I answered that being assured her Majesty would never permit anything to be prosecuted to the Earl’s danger, if any such possibility were, and therefore it were to small purpose after so long absence, and so many disgraces, to call his honor, and name, again in question, whereby he might appear the less fit either for her favor or presence, in conclusion her Majesty confessed that she meant it only thereby to give the Earl warning… [emphasis added] (Monstrous Adversary, p. 290)

Consummate politician that he was, Ralegh used the queen’s devotion to Burghley, and concern for the old man’s health, as his trump card:

I delivered her your lordship’s letter and what I said farther, how honorable, and profitable it were for [her] Majesty to have regard to your Lordship[s] health and quiet…
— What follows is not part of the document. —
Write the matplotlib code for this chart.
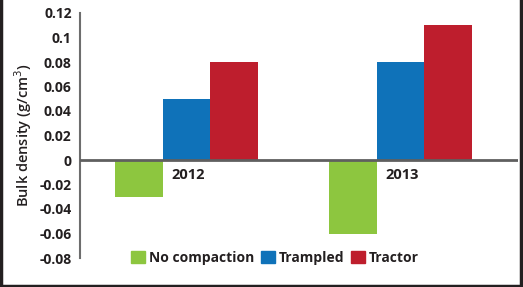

Thanks to the aggravated testimony of Charles Arundel, back in December of 1580, we know that Oxford had been bitterly stung by the queen’s true opinion on his birth.  As Arundel remembers it, the earl had both complained and threatened revenge for her taunting comment: “That the Queen said he was a bastard, for which cause he would never love her, and leave her in the lurch one day. One mistress for love, another for the pound.”

Knowing that her Majesty knew something about his doubtful legitimacy, Edward de Vere must have been just a tad anxious to learn what questions her Attorney-General Popham and Solicitor-General Egerton would put to the five men, and how they would reply.  Would the goddess of Justice bring to light dark truths that even he had never suspected about his father’s irregular marriages?  Or would Elizabeth use the opportunity to once again “give the Earl warning”, reminding him of how very much – including “his honor, and name” –  he owed to her good will?